Philippe LEUCKX, Poèmes du chagrin, Coudrier, 2020, 109 p., 18 €, ISBN : 978-2-39052-012-2
Poète de la simplicité, Philippe Leuckx est l’auteur de plus de cinquante recueils. Cependant, celui-ci sort du lot car il n’est pas le fruit de l’inspiration du quotidien, dont il s’est fait chantre. Les Poèmes du chagrin sont l’enfant d’un deuil, celui de Gaby, sa compagne pendant quatre décennies. Quatre photos, dont un portrait d’enfant sur la couverture, permettent de mettre un visage sur l’aimée.

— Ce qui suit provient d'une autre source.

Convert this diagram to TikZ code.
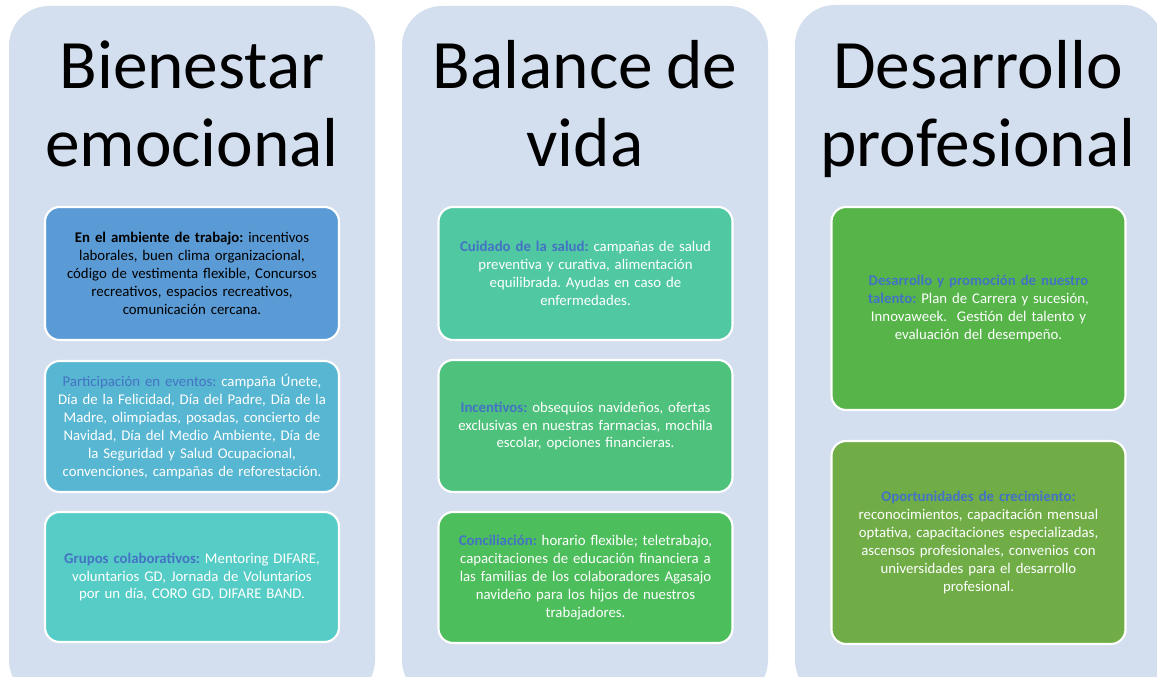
\documentclass[tikz,border=0pt]{standalone}
\usepackage{fontspec}
\setmainfont{Carlito}[WordSpace={0.85,0.6,0.6}]
\frenchspacing
\definecolor{panel}{HTML}{D3DEEF}
\definecolor{hblue}{HTML}{4472C4}
\definecolor{cA}{HTML}{5B9BD5}
\definecolor{cB}{HTML}{57B6D2}
\definecolor{cC}{HTML}{55CDC6}
\definecolor{cD}{HTML}{50C8A1}
\definecolor{cE}{HTML}{4EC27C}
\definecolor{cF}{HTML}{4DBE5C}
\definecolor{cG}{HTML}{56B449}
\definecolor{cH}{HTML}{70AD47}
\tikzset{
  panelbox/.style={fill=panel, rounded corners=30pt},
  title/.style={font=\fontsize{52}{58.5}\selectfont, align=center, anchor=base, inner sep=0pt},
  itembox/.style={draw=white, line width=1.6pt, rounded corners=11pt, minimum width=220.5pt, inner sep=0pt, align=center, text width=214pt, font=\fontsize{11.1}{13.4}\selectfont\frenchspacing, text=white},
}
\newcommand{\hd}[1]{\textbf{\textcolor{hblue}{#1}}}
\begin{document}
\begin{tikzpicture}[x=0.75pt,y=-0.75pt]
\useasboundingbox (0,0) rectangle (1157,677);
\clip (0,0) rectangle (1157,677);
\fill[white] (0,0) rectangle (1157,677);
% panels
\path[panelbox] (9,6) rectangle (375,700);
\path[panelbox] (402,6) rectangle (768,700);
\path[panelbox] (795,5) rectangle (1163,700);
% titles
\node[title] (t1) at (192,89) {Bienestar};
\node[title] (t1b) at (192,167) {emocional};
\node[title] (t2) at (585,89) {Balance de};
\node[title] (t2b) at (585,167) {vida};
\node[title] (t3) at (978,89) {Desarrollo};
\node[title] (t3b) at (978,167) {profesional};
% column 1
\node[itembox, fill=cA, minimum height=99.75pt, text=black] (b1) at (192,273.5)
 {\textbf{En el ambiente de trabajo:} incentivos\\ laborales, buen clima organizacional,\\ código de vestimenta flexible, Concursos\\ recreativos, espacios recreativos,\\ comunicación cercana.};
\node[itembox, fill=cB, minimum height=98.25pt] (b2) at (192,426.5)
 {\textcolor{hblue}{Participación en eventos:} campaña Únete,\\ Día de la Felicidad, Día del Padre, Día de la\\ Madre, olimpiadas, posadas, concierto de\\ Navidad, Día del Medio Ambiente, Día de\\ la Seguridad y Salud Ocupacional,\\ convenciones, campañas de reforestación.};
\node[itembox, fill=cC, minimum height=97.5pt] (b3) at (192,577)
 {\hd{Grupos colaborativos:} Mentoring DIFARE,\\ voluntarios GD, Jornada de Voluntarios\\ por un día, CORO GD, DIFARE BAND.};
% column 2
\node[itembox, fill=cD, minimum height=99.75pt] (b4) at (585.5,273.5)
 {\hd{Cuidado de la salud:} campañas de salud\\ preventiva y curativa, alimentación\\ equilibrada. Ayudas en caso de\\ enfermedades.};
\node[itembox, fill=cE, minimum height=99pt] (b5) at (585.5,426)
 {\hd{Incentivos:} obsequios navideños, ofertas\\ exclusivas en nuestras farmacias, mochila\\ escolar, opciones financieras.};
\node[itembox, fill=cF, minimum height=98.25pt] (b6) at (585.5,577.5)
 {\hd{Conciliación:} horario flexible; teletrabajo,\\ capacitaciones de educación financiera a\\ las familias de los colaboradores Agasajo\\ navideño para los hijos de nuestros\\ trabajadores.};
% column 3
\node[itembox, fill=cG, minimum height=152.25pt] (b7) at (978.5,308.5)
 {\hd{Desarrollo y promoción de nuestro}\\ \hd{talento:} Plan de Carrera y sucesión,\\ Innovaweek.\ \ Gestión del talento y\\ evaluación del desempeño.};
\node[itembox, fill=cH, minimum height=152.25pt] (b8) at (978.5,542.5)
 {\hd{Oportunidades de crecimiento:}\\ reconocimientos, capacitación mensual\\ optativa, capacitaciones especializadas,\\ ascensos profesionales, convenios con\\ universidades para el desarrollo\\ profesional.};
\end{tikzpicture}
\end{document}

Un deuil connait cinq phases à la fois psychologiques et sociales. Pour surmonter la vertigineuse chute d’un décès, l’écriture permet de les dominer, voire de les transcender. A fortiori pour une auteur tel que Philippe Leuckx. Avec plus de quatre-vingts poèmes, tous les degrés de la douleur semblent traversés, exprimant leurs cruelles humeurs dans le grand désordre créé par la perte. Quand je touche la lumière, elle résiste comme une roche.
Ombre et lumière sont omniprésentes, points d’attention communs, centraux, dans l’œuvre globale du poète. Quoiqu’à présent, sans repos, l’une rejette brutalement dans l’autre, balançant ainsi le corps et la plume contre La lumière, ce mur de mer sale entre le monde et moi. Frontière frontale, sans nuances, le photon brûlant est confronté au soir dont Le ciel déjà noir ensemence solitude et chagrin. Plus que tristesse, le deuil impose déni et sidération. Ici, déni de l’aube et du crépuscule. Là, sidération, foudroiement, où je bats / de nouvelles cartes / pour quel autre visage / entrevu au fond de ma peur ?

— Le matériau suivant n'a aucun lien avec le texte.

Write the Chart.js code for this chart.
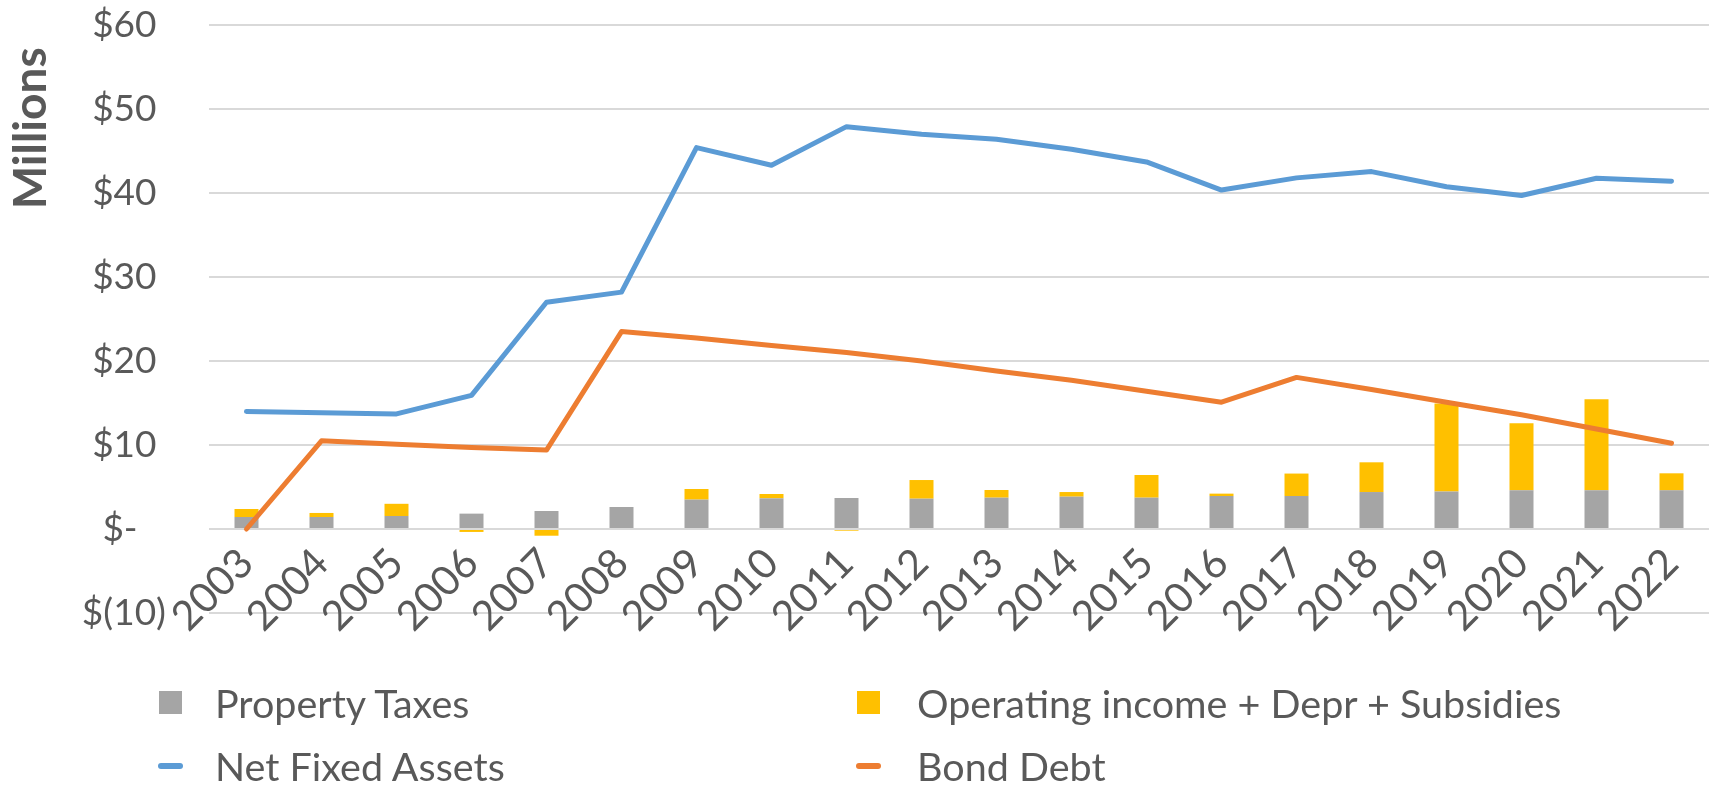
<!DOCTYPE html>
<html>
<head>
<meta charset="utf-8">
<script src="https://cdn.jsdelivr.net/npm/chart.js@4"></script>
<style>
  body { margin: 0; background: #fff; }
  #wrap { position: relative; width: 1715px; height: 786px; font-family: Lato, sans-serif; color: #595959; }
  #chart { position: absolute; left: 0; top: 0; }
  .lg { position: absolute; font-size: 39.5px; line-height: 46px; white-space: nowrap; }
  .sq { position: absolute; width: 23px; height: 23px; }
  .ln { position: absolute; width: 25px; height: 6px; border-radius: 3px; }
</style>
</head>
<body>
<div id="wrap">
  <canvas id="chart" width="1715" height="786"></canvas>
  <div class="sq" style="left:159px;top:691px;background:#A5A5A5"></div>
  <div class="lg" style="left:215px;top:680px">Property Taxes</div>
  <div class="sq" style="left:857px;top:691px;background:#FFC000"></div>
  <div class="lg" style="left:917px;top:680px">Operating income + Depr + Subsidies</div>
  <div class="ln" style="left:158px;top:763px;background:#5B9BD5"></div>
  <div class="lg" style="left:215px;top:743px">Net Fixed Assets</div>
  <div class="ln" style="left:856px;top:763px;background:#ED7D31"></div>
  <div class="lg" style="left:917px;top:743px">Bond Debt</div>
</div>
<script>
// values in $ millions
var years = ['2003','2004','2005','2006','2007','2008','2009','2010','2011','2012',
             '2013','2014','2015','2016','2017','2018','2019','2020','2021','2022'];
var propertyTaxes = [1.43, 1.43, 1.55, 1.83, 2.14, 2.62, 3.5, 3.65, 3.69, 3.61,
                     3.73, 3.85, 3.73, 3.93, 3.93, 4.4, 4.45, 4.6, 4.6, 4.6];
var operatingIncome = [0.95, 0.48, 1.45, -0.35, -0.8, 0, 1.26, 0.52, -0.2, 2.22,
                       0.91, 0.55, 2.7, 0.28, 2.67, 3.54, 10.5, 8.0, 10.84, 2.03];
var netFixedAssets = [14.0, 13.85, 13.7, 15.9, 27.0, 28.2, 45.4, 43.3, 47.9, 47.0,
                      46.4, 45.2, 43.7, 40.35, 41.8, 42.55, 40.75, 39.7, 41.75, 41.4];
var bondDebt = [0, 10.5, 10.1, 9.7, 9.4, 23.5, 22.75, 21.85, 21.0, 20.0,
                18.8, 17.7, 16.4, 15.1, 18.05, 16.6, 15.1, 13.6, 11.9, 10.2];
var yMin = -10, yMax = 60, yStep = 10;

Chart.defaults.font.family = 'Lato';
Chart.defaults.color = '#595959';

var ctx = document.getElementById('chart').getContext('2d');
var myChart = new Chart(ctx, {
    type: 'bar',
    data: {
        labels: years,
        datasets: [{
            label: 'Property Taxes',
            data: propertyTaxes,
            backgroundColor: '#A5A5A5',
            stack: 'bars',
            order: 2,
            barPercentage: 0.32,
            categoryPercentage: 1
        },
        {
            label: 'Operating income + Depr + Subsidies',
            data: operatingIncome,
            backgroundColor: '#FFC000',
            stack: 'bars',
            order: 2,
            barPercentage: 0.32,
            categoryPercentage: 1
        },
        {
            type: 'line',
            label: 'Net Fixed Assets',
            data: netFixedAssets,
            borderColor: '#5B9BD5',
            borderWidth: 5,
            borderCapStyle: 'round',
            borderJoinStyle: 'round',
            pointRadius: 0,
            stack: 'nfa',
            order: 1
        },
        {
            type: 'line',
            label: 'Bond Debt',
            data: bondDebt,
            borderColor: '#ED7D31',
            borderWidth: 5,
            borderCapStyle: 'round',
            borderJoinStyle: 'round',
            pointRadius: 0,
            stack: 'bond',
            order: 1
        }]
    },
    options: {
        responsive: false,
        animation: false,
        layout: { padding: { top: 25, right: 6, bottom: 173, left: 0 } },
        plugins: { legend: { display: false }, tooltip: { enabled: false } },
        scales: {
            x: {
                // category labels hang from the $0 line, like Excel
                position: { y: 0 },
                grid: { drawOnChartArea: false, drawTicks: true, tickLength: 10, tickColor: 'rgba(0,0,0,0)' },
                border: { display: false },
                ticks: {
                    autoSkip: false,
                    minRotation: 45,
                    maxRotation: 45,
                    padding: 0,
                    font: { size: 41 }
                }
            },
            y: {
                stacked: true,
                min: yMin,
                max: yMax,
                afterFit: function (scale) { scale.width = 209; },
                grid: { color: '#D9D9D9', lineWidth: 2, drawTicks: true, tickLength: 43, tickColor: 'rgba(0,0,0,0)' },
                border: { display: false },
                title: {
                    display: true,
                    text: 'Millions  ',
                    align: 'end',
                    font: { size: 46, weight: 'bold' },
                    padding: { top: 4, bottom: 0 }
                },
                ticks: {
                    stepSize: yStep,
                    padding: 0,
                    font: { size: 37 },
                    callback: function (v) {
                        if (v === 0) return '$-   ';
                        if (v < 0) return '$(' + (-v) + ')';
                        return '$' + v + ' ';
                    }
                }
            }
        }
    }
});
</script>
</body>
</html>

Cependant, Tiens-toi au-dessus de l’angoisse / Prends sur toi de ne rien faire / Qui ne soit l’office du cœur. L’auteur s’impose une discipline des émotions : tant à leur accueil par l’écoute que pour leur expression. Tout à l’heure ballotté entre ombre et lumière, le voici bousculé entre solitude et amitiés : Je vais, je le sens, porté par l’encre / noire en dépit des éclats de bonté / que m’adressent beaucoup. Où l’encre déborde de la ligne, noire. Où, page suivante, On doit s’habituer à n’entendre que son pas et si l’on veut partager une impression, le soliloque répond. C’est bien l’une des phases du deuil : entrer en relation avec autrui ou bien maintenir une amitié sont très affectés.

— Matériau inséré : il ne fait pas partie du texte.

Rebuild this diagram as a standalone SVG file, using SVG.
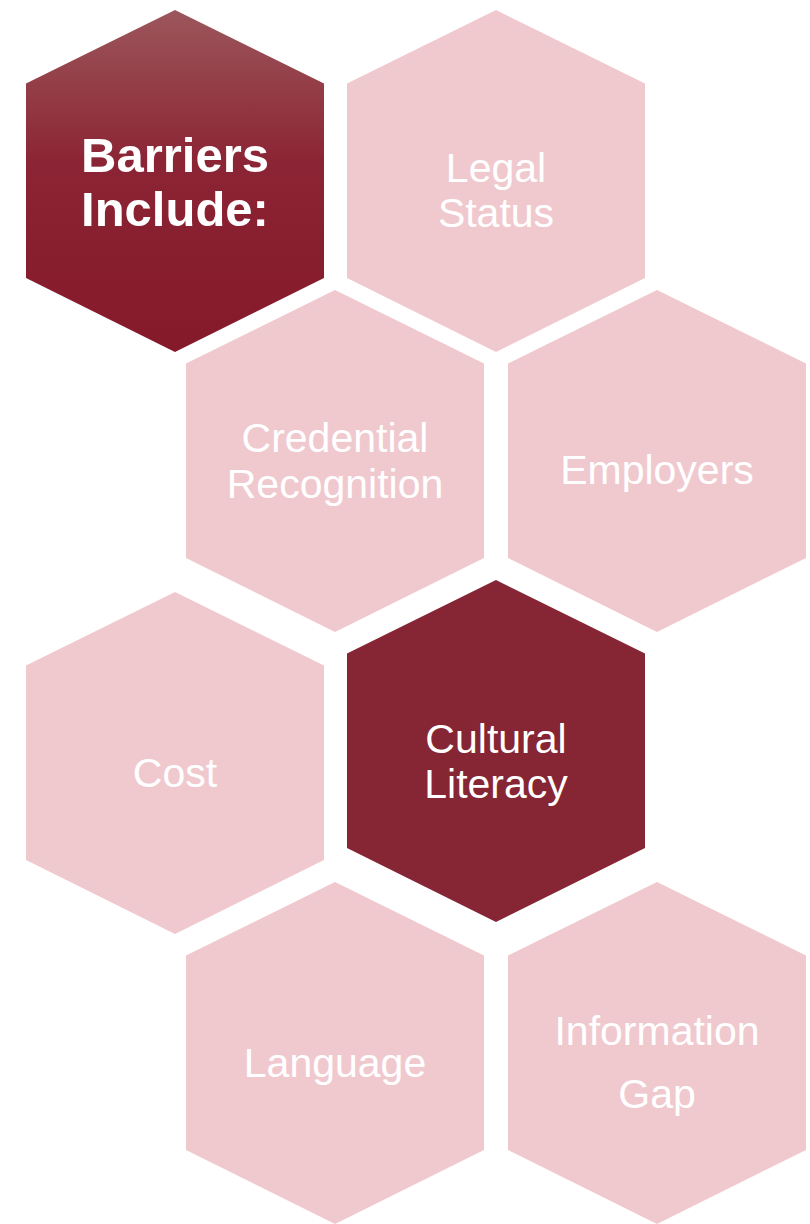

Il s’ensuit les tentatives de restructuration intime pour reprendre goût à la vie. Le cœur s’arrime sans raison à de bien pauvres joies. Ailleurs : On ne sait presque rien de l’été qui s’enfuit ni l’âge que prennent les choses. / Qu’est l’oiseau pour la rose qu’il frôle ? De sorte que, malgré les efforts, Le chagrin plisse les yeux. / Le cœur s’amenuise. On marche à reculons vers le temps qui n’est plus et qui était présence. / On se sent inerte. / On va de là à là sans raison sans ressort.
La dépression guette. Mais le temps, pourtant ennemi apparent, est le seul ami vraiment, toujours présent. Telle est la vibration qui émane de cette publication capable d’aider chacun d’entre tous, forcément confronté à un moment de sa vie, à tel malheur.
La force du poète, et sa contribution, sont d’apporter les mots, à la fois exacts et éthérés, dont nous avons, dont nous aurons besoin. Les Poèmes du chagrin remplissent cette fonction ; au-delà même des souffrances de l’auteur.